(Records with drawing code)
------------------------------------------------------------

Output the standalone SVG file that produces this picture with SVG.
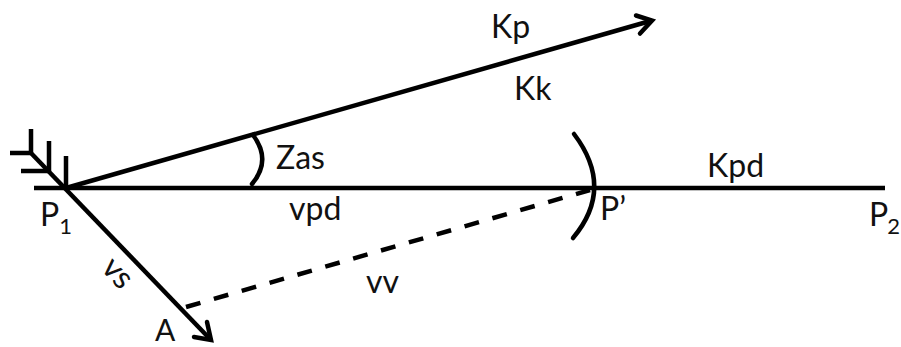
<svg xmlns="http://www.w3.org/2000/svg" width="901" height="347" viewBox="0 0 901 347">
<style>
.l{fill:none;stroke:#000;stroke-width:4.500;stroke-linejoin:miter}
.t{font-family:"Lato","Open Sans",sans-serif;font-size:32px;fill:#111}
.s{font-size:22px}
</style>
<rect width="901" height="347" fill="#fff"/>
<g id="connectors">
<path class="l" d="M34 188H885"/>
<path class="l" d="M66 188L652 20.500"/>
<path class="l" d="M636 15.500L652 20.500L640 33.500" stroke-linecap="round"/>
<path class="l" d="M30 152L211 340"/>
<path class="l" d="M207 322L211 340L194 337" stroke-linecap="round"/>
<path class="l" d="M186 307L590 190" stroke-dasharray="15 14"/>
<path class="l" d="M31 129V153M10 153H31M49 141V171M21 171H49M66 156V188" stroke-width="4"/>
<path class="l" d="M253 135Q272 160 252 184" stroke-width="3.500" stroke-linecap="round"/>
<path class="l" d="M574 134Q615 188 573 238" stroke-linecap="round"/>
</g>
<g id="labels">
<text class="t" x="491" y="38">Kp</text>
<text class="t" x="514" y="100">Kk</text>
<text class="t" x="276" y="169">Zas</text>
<text class="t" x="707" y="177">Kpd</text>
<text class="t" x="289" y="220">vpd</text>
<text class="t" x="600" y="220">P’</text>
<text class="t" x="40" y="226">P<tspan class="s" dx="0" dy="8">1</tspan></text>
<text class="t" x="869" y="226">P<tspan class="s" dx="-1" dy="8">2</tspan></text>
<text class="t" x="366" y="293">vv</text>
<text class="t" x="155" y="341" style="font-size:30px">A</text>
<text class="t" transform="translate(100 269) rotate(47)" x="0" y="0">vs</text>
</g>
</svg>
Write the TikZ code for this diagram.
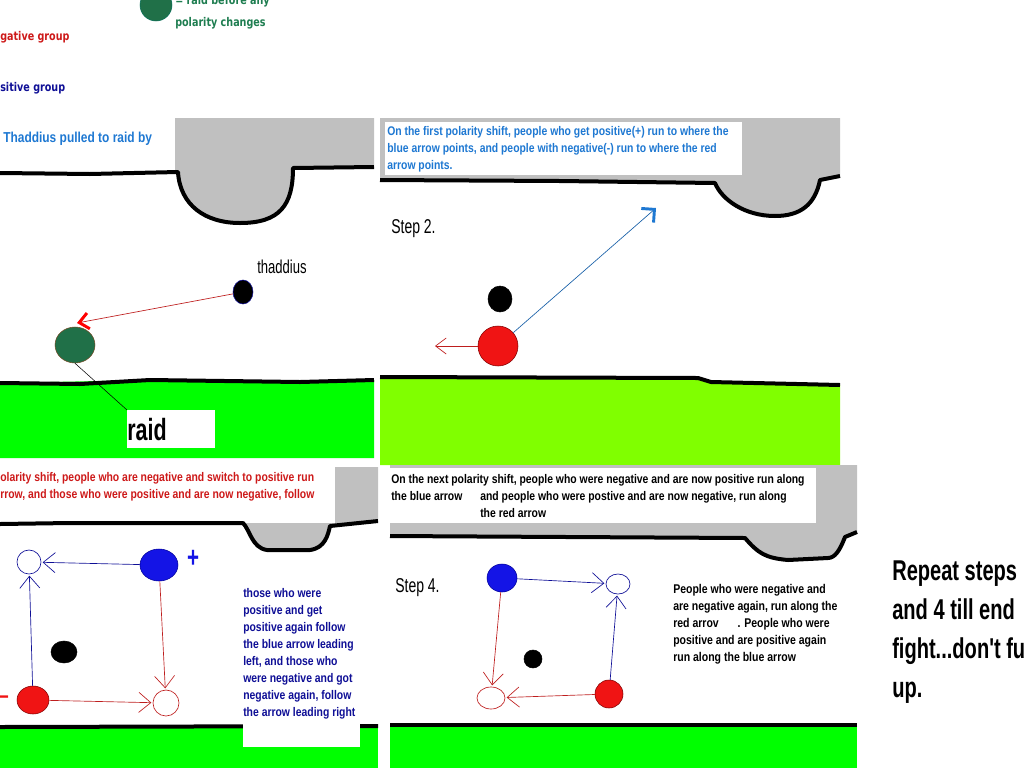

------------------------------------------------------------

WORK TO DO: Without the pictures, write out every entry precisely as it appears.

EXERCISE RESULT:
Output the standalone SVG file that produces this picture with SVG.
<svg xmlns="http://www.w3.org/2000/svg" width="901" height="347" viewBox="0 0 901 347">
<style>
.l{fill:none;stroke:#000;stroke-width:4.500;stroke-linejoin:miter}
.t{font-family:"Lato","Open Sans",sans-serif;font-size:32px;fill:#111}
.s{font-size:22px}
</style>
<rect width="901" height="347" fill="#fff"/>
<g id="connectors">
<path class="l" d="M34 188H885"/>
<path class="l" d="M66 188L652 20.500"/>
<path class="l" d="M636 15.500L652 20.500L640 33.500" stroke-linecap="round"/>
<path class="l" d="M30 152L211 340"/>
<path class="l" d="M207 322L211 340L194 337" stroke-linecap="round"/>
<path class="l" d="M186 307L590 190" stroke-dasharray="15 14"/>
<path class="l" d="M31 129V153M10 153H31M49 141V171M21 171H49M66 156V188" stroke-width="4"/>
<path class="l" d="M253 135Q272 160 252 184" stroke-width="3.500" stroke-linecap="round"/>
<path class="l" d="M574 134Q615 188 573 238" stroke-linecap="round"/>
</g>
<g id="labels">
<text class="t" x="491" y="38">Kp</text>
<text class="t" x="514" y="100">Kk</text>
<text class="t" x="276" y="169">Zas</text>
<text class="t" x="707" y="177">Kpd</text>
<text class="t" x="289" y="220">vpd</text>
<text class="t" x="600" y="220">P’</text>
<text class="t" x="40" y="226">P<tspan class="s" dx="0" dy="8">1</tspan></text>
<text class="t" x="869" y="226">P<tspan class="s" dx="-1" dy="8">2</tspan></text>
<text class="t" x="366" y="293">vv</text>
<text class="t" x="155" y="341" style="font-size:30px">A</text>
<text class="t" transform="translate(100 269) rotate(47)" x="0" y="0">vs</text>
</g>
</svg>
Write the TikZ code for this diagram.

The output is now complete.